Ball Eye Blue is one of the rarest and most beautiful of British materials. Quarried in small quantities in Derbyshire, it stands comparison with the most exotic and prized European marbles.

Ball Eye Blue comprises a rare vein of Fluorite conglomerate, not dissimilar to Bluejohn. The vein in the marble ranges in colour from amethyst at the outer edges of the deposit to a vivid royal blue at the centre, creating a striking and unique appearance that is reminiscent of a semi-precious stone.

One of the most extraordinary and beautiful British marbles, Ledmore is quarried in the North West of Scotland. The initial deposits were formed 600 million years ago but the veining in the material is more recent, dating back 430 million years.

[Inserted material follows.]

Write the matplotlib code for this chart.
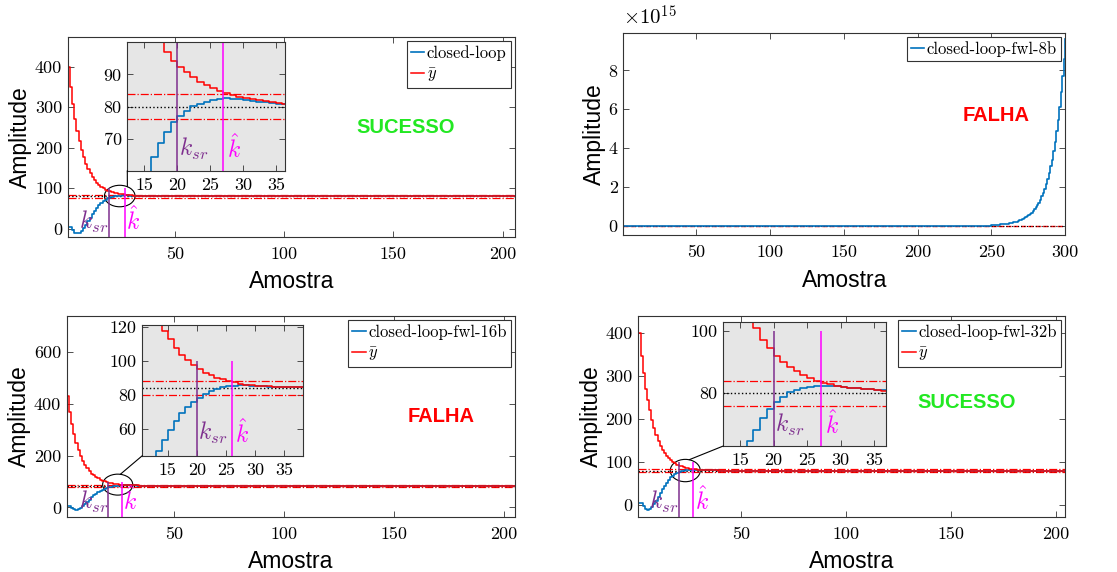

Ledmore is a stunning material which combines white calcite and gentle lime green veins, the latter originating from copper compounds, with contrasting grey and black veins. Entirely unique in its appearance, there is no other marble to be found anywhere that comes close to resembling it.

Moorcroft is another stone that is found in the West of England. Quarried in Plymouth, this beautiful grey stone displays gold, pink and white mineralization, creating unique and dramatic patterns. Less well known than its neighbouring Ashburton marble, Moorcroft combines a palette of colours that are harmonious with a strongly abstract quality.

From the same quarry as Moorcroft Cartoon, Moorcroft Grey presents a more understated appearance than its twin material, with a soft grey appearance displaying highlights of gold, pink and white mineralisation.

Quarried in North Yorkshire, Swaledale is a Crinoidal limestone that displays an abundance of clearly formed large fossils that are brought to life when the material is polished.

Stoneycombe is another Devonian marble. At the time it was formed, around 370 million years ago, Devon lay beneath a shallow clear water tropical sea, where and corals and crustaceans thrived. Fossils of the marine life are seen in the material, which combines soft pinks, light reds and cream coloured calcite veins with hints of grey in a subtle combination of colours.